La ferita quotidiana: il trauma dei lavoratori e il dolore degli animali nei mattatoi

E non lascia indenni nemmeno chi quel gesto lo compie, spesso in condizioni al limite dell’umano, spesso contro ogni istinto naturale. La violenza sistemica dell’industria della carne non colpisce solo gli animali: lacera anche la psiche di chi è costretto a uccidere.

Il dolore che si accumula: un trauma che ha un nome
I ricercatori parlano di Perpetration-Induced Traumatic Stress, una forma particolare di disturbo da stress post-traumatico che colpisce chi, quotidianamente, infligge sofferenza. I lavoratori dei mattatoi, pur agendo all’interno di una filiera legale, si trovano immersi in un contesto di sangue, urla, corpi tremanti. Spesso raccontano incubi, flashback, crisi di pianto, abuso di alcol o farmaci. Il trauma non nasce solo dalla ripetizione del gesto, ma dalla profonda dissonanza tra ciò che si compie e ciò che si è: esseri umani costretti ad annientare la vita animale per sopravvivere economicamente. Una spirale che inghiotte, disumanizza e consuma.

Il corpo dell’altro: gli animali come vittime invisibili
Ma se il trauma umano sta finalmente emergendo, quello animale resta rimosso. I macelli sono progettati per rendere invisibile la sofferenza: corridoi ciechi, pareti insonorizzate, processi rapidi e cruenti. Eppure ogni animale percepisce, teme, resiste. Le urla dei maiali, le lacrime delle mucche, lo sguardo vitreo degli agnelli non sono proiezioni sentimentali, ma testimonianze reali di dolore. Chi lavora nei mattatoi racconta spesso il momento più straziante: lo sguardo. Quello sguardo che li accompagna, li perseguita, si insinua nei sogni. È lì che la coscienza si spezza, perché l’animale non è un pezzo di carne: è un essere che sente, che guarda, che implora.

Una società complice, che non vuole vedere
Il consumatore, spesso inconsapevole, partecipa a questo sistema con ogni pasto.
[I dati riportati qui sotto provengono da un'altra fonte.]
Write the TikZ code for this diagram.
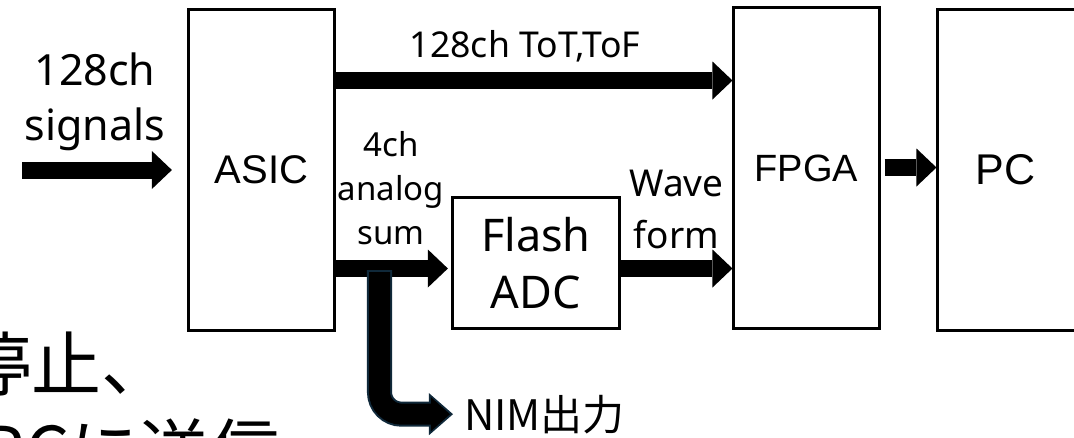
\documentclass[tikz,border=0pt]{standalone}
\usepackage{fontspec}
\setmainfont{Noto Sans}
\newfontfamily\arialfont{Liberation Sans}
\newfontfamily\jpfont{Noto Sans CJK JP}
\usepackage{tikz}
\usetikzlibrary{arrows.meta}
\definecolor{nimedge}{HTML}{10293A}

\tikzset{
  block/.style={draw, line width=0.75mm, inner sep=0pt, align=center},
  bigarrow/.style={line width=4.25mm, -{Triangle[width=9.5mm,length=5mm,line width=0pt]}},
  lbl/.style={inner sep=0pt, outer sep=0pt, align=center},
}

\begin{document}
\begin{tikzpicture}[x=0.025cm, y=-0.025cm]
\useasboundingbox (0,0) rectangle (1074,437);
\clip (0,0) rectangle (1074,437);

% Blocks
\node[block, minimum width=36.25mm, minimum height=80mm, font=\arialfont\fontsize{10mm}{12mm}\selectfont] (asic) at (261.5,170) {ASIC};
\node[block, minimum width=41.5mm, minimum height=32.5mm, font=\fontsize{11.25mm}{14.25mm}\selectfont] (adc) at (536,263) {Flash\\ADC};
\node[block, minimum width=36.25mm, minimum height=80mm, font=\arialfont\fontsize{9.5mm}{12mm}\selectfont] (fpga) at (806.5,168) {FPGA};
\node[block, minimum width=36.75mm, minimum height=80mm, font=\arialfont\fontsize{10.75mm}{12mm}\selectfont] (pc) at (1011.5,170) {PC\hspace*{3mm}};

% Labels
\node[lbl, anchor=north, font=\fontsize{10.75mm}{13.75mm}\selectfont] (sig) at (95,53) {128ch\\signals};
\node[lbl, anchor=base, font=\fontsize{8.9mm}{11mm}\selectfont] (tot) at (525,57) {128ch ToT,ToF};
\node[lbl, anchor=north, font=\fontsize{8.25mm}{11mm}\selectfont] (sum) at (391,131) {4ch\\analog\\sum};
\node[lbl, anchor=north, font=\fontsize{9.25mm}{13mm}\selectfont] (wave) at (676.5,170) {Wave\\form};
\node[lbl, anchor=base west, font=\jpfont\fontsize{10.5mm}{12mm}\selectfont] (nim) at (464,430) {NIM出力};
\node[lbl, anchor=base east, font=\jpfont\fontsize{17.5mm}{21mm}\selectfont] (stop) at (172,390) {停止、};
\node[lbl, anchor=base east, font=\jpfont\fontsize{17.5mm}{21mm}\selectfont] (send) at (280,477) {PCに送信};

% Data flow
\coordinate (sigtail) at (22,170);
\draw[bigarrow, shorten >=3.9mm] (sigtail) -- (asic);
\draw[bigarrow] (asic.east |- 0,80.5) -- (fpga.west |- 0,80.5);
\draw[bigarrow, shorten >=0.9mm] (asic.east |- 0,268.5) -- (adc.west |- 0,268.5);
\draw[bigarrow] (adc.east |- 0,268.5) -- (fpga.west |- 0,268.5);
\draw[bigarrow, shorten <=1mm] (fpga.east |- 0,167.5) -- (pc.west |- 0,167.5);

% NIM branch (outlined)
\coordinate (tap) at (379.5,270);
\draw[nimedge, line width=6.25mm, rounded corners=5.5mm, -{Triangle[width=10.5mm,length=6mm,line width=0pt]}, shorten >=2.75mm] (tap) |- (nim.west);
\draw[black, line width=5.25mm, rounded corners=5.5mm, -{Triangle[width=8.5mm,length=4.75mm,line width=0pt]}, shorten >=3.5mm] ([yshift=-0.5mm]tap) |- (nim.west);
\end{tikzpicture}
\end{document}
Ma l’inconsapevolezza è una scelta culturale: la carne è confezionata in modo da non ricordare il corpo da cui proviene. Il sangue è nascosto, il dolore eliminato dal racconto pubblicitario. Così, anche il trauma dei lavoratori diventa tabù, silenziato da un sistema che non può permettersi di rallentare. Le aziende non offrono supporto psicologico, i sindacati parlano poco, la politica ignora. Ma l’urgenza è reale: in un mondo che parla sempre più di benessere, non possiamo accettare che la sofferenza di uomini e animali venga taciuta in nome del profitto.

Ripensare tutto: una questione morale non più rinviabile
C’è un nodo etico che non possiamo più sciogliere con l’indifferenza: uccidere esseri senzienti ogni giorno è incompatibile con un’idea di civiltà fondata sul rispetto della vita. Né uomini né animali dovrebbero sopportare ciò che accade nei macelli. L’alternativa esiste, è possibile e passa anche attraverso le scelte individuali. Ma il primo passo è guardare in faccia la verità: quella degli animali sgozzati e quella degli esseri umani che li uccidono con le mani tremanti. Solo uscendo dal silenzio si può iniziare a cambiare.